My first instinct was to write ‘picking up the pieces’ of last week’s Australian Plenary Council. It certainly would have a ring of truth. I have received many emails and phone calls expressing pain, disillusionment, anger and even trauma. There was a midweek crisis in which the motions relating to “Witnessing to the Equal Dignity of Women and Men” did not pass. Not only the voting, but the conversation in the room highlighted strong and perhaps irreconcilable stances. As I have written elsewhere, I started to question the value of my baptism. Other women needed to debrief about being relegated to menial silent roles in church simply “because I am a woman.” Men also told me that they doubted their own place in this boys’ clerical club.
But that was not the endpoint, and we have come through the crisis to a new place. Let’s call it the ‘peaces’ of the Plenary Council instead. In the room, a diversity of people made their presence felt: women, men, lay, ordained, Eastern and Western. The Council had to stall. The vote had to be revised and re-presented. And it did pass. As those who were there have told me, it truly was a movement of the Spirit.
Most relevant to this blog, one of the successful motions states, “That, should the universal law of the Church be modified to authorize the diaconate for women, the Plenary Council recommends that the Australian Bishops examine how best to implement it in the context of the Church in Australia.” It is a step forward. We are talking about this topic on a much bigger stage now, and we are contributing to the global discernment on women and the diaconate.

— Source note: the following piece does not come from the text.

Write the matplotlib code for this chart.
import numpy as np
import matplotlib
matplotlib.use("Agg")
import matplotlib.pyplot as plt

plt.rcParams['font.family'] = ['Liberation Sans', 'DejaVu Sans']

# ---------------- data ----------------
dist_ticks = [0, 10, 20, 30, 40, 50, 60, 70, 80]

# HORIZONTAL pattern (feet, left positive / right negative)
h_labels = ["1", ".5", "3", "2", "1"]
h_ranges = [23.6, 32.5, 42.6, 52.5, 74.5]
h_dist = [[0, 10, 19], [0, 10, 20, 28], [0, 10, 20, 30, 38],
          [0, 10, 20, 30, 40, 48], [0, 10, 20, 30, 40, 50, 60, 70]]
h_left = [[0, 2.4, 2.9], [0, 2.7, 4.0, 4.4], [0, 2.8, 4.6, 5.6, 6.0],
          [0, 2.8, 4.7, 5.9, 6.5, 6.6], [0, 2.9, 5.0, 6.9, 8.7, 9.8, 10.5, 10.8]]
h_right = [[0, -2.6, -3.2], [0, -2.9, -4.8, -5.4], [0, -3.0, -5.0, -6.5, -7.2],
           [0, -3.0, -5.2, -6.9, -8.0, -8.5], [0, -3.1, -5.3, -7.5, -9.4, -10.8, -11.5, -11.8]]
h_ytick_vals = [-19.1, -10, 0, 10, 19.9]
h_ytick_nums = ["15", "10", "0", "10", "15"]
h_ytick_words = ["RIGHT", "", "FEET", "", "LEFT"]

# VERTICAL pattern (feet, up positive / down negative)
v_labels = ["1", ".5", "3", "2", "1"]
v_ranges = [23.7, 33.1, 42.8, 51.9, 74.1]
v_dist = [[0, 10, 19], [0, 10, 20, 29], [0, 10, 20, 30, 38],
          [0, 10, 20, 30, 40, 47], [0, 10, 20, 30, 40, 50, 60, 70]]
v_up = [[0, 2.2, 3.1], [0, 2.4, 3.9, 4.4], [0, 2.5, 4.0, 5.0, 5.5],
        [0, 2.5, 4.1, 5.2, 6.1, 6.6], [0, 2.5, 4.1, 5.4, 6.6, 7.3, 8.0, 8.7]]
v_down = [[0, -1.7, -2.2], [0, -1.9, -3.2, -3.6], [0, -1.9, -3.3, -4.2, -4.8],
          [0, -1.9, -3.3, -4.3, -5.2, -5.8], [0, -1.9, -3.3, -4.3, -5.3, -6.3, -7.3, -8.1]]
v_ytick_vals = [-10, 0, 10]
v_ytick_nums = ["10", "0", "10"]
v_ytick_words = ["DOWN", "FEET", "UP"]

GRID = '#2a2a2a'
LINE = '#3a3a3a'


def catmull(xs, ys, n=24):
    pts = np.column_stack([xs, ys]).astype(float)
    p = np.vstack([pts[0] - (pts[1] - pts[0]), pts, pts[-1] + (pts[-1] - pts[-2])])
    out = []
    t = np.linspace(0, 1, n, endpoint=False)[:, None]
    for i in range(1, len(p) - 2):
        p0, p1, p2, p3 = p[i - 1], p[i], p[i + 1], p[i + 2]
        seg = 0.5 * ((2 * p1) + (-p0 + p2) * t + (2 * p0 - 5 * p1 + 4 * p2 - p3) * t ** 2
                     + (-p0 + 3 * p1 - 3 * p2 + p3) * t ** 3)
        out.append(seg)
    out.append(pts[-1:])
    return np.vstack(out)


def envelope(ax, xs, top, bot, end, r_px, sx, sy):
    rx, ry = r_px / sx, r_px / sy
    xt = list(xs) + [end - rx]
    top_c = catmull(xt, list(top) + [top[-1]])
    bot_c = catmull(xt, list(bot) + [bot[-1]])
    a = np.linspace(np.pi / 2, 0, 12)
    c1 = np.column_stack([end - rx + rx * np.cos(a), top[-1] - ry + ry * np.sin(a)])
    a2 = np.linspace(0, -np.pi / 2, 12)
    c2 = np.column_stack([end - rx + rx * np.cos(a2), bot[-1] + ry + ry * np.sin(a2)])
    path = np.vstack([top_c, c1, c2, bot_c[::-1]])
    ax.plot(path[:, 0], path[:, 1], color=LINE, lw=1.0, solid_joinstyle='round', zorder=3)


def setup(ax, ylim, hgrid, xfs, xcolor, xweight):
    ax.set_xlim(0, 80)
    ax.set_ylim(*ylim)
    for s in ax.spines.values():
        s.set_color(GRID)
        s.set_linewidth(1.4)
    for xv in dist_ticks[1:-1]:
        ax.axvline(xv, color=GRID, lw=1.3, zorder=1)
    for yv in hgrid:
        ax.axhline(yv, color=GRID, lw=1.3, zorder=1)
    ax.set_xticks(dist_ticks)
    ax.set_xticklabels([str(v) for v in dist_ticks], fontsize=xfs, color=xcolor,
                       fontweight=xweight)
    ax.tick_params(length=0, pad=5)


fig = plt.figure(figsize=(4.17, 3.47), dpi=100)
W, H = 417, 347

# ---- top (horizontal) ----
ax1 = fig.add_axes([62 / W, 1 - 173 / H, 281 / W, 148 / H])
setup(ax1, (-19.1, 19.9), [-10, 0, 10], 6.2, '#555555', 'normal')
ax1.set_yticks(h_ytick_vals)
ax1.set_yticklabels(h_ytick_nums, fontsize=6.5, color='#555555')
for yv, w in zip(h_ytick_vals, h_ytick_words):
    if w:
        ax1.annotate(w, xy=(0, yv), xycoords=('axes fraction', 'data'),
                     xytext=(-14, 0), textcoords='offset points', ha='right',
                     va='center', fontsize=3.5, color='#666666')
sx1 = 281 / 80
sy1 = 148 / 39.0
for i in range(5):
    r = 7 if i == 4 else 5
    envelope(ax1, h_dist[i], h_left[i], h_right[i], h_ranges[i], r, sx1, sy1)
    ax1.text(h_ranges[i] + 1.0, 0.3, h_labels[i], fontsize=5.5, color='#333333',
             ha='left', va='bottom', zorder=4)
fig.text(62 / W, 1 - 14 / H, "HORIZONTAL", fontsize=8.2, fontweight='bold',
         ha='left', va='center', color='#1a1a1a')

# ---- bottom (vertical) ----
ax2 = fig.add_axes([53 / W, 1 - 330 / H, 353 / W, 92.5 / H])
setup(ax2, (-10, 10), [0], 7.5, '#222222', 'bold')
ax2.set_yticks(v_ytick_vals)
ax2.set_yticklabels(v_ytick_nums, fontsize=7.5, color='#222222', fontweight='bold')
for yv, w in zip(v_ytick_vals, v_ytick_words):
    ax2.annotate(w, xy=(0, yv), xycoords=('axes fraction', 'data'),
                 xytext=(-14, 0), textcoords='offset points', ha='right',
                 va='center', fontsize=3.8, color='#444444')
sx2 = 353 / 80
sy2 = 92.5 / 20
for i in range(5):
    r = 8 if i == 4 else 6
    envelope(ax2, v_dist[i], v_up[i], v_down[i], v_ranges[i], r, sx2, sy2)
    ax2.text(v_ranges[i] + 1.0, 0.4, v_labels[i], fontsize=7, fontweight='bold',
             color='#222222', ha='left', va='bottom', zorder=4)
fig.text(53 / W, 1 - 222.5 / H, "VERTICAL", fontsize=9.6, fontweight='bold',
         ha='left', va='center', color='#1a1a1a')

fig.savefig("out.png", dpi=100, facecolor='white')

I have received so many messages, phone calls and emails of support, affirmation and encouragement for this article and other mentions in the media. It has been overwhelming, and perhaps I’ve been surprised that the worst backlash has simply been the recommendation to switch denominations. Many people seem to think that the time for this conversation has come. It is for the sake of future generations of Catholics, for people suffering for want of appropriate ministry, for witness value in a world that needs hope.
This weekend we will hear of Mary of Bethany sitting at the feet of Jesus and listening to his words. Well, one of the most touching emails I received brought this image to mind. I saw myself sitting at the feet of another rabbi, listening and learning from words of wisdom and faith. The email was from Rabbi Shoshana Kaminsky, a friend from my past of interfaith organising. She had seen the article and wanted to say that she was thinking of me.
That is one of the ‘peaces’ that I would like to gather at this time. I want to celebrate the quiet ones everywhere who have shared faith, hope and love despite power plays and obstacles. I want to herald the defenders of women in our Church, who have stood silently or spoken openly. I want to cherish all those who, in the name of Jesus, have gotten on with the business of tending and empowering those who suffer, and seeking justice for the oppressed. I want to highlight the moments of deep listening and reconciliation with those of different opinions. Finally, I would like to thank God for bringing us on this journey, through the ups and downs, in all of our glorious unity amidst diversity.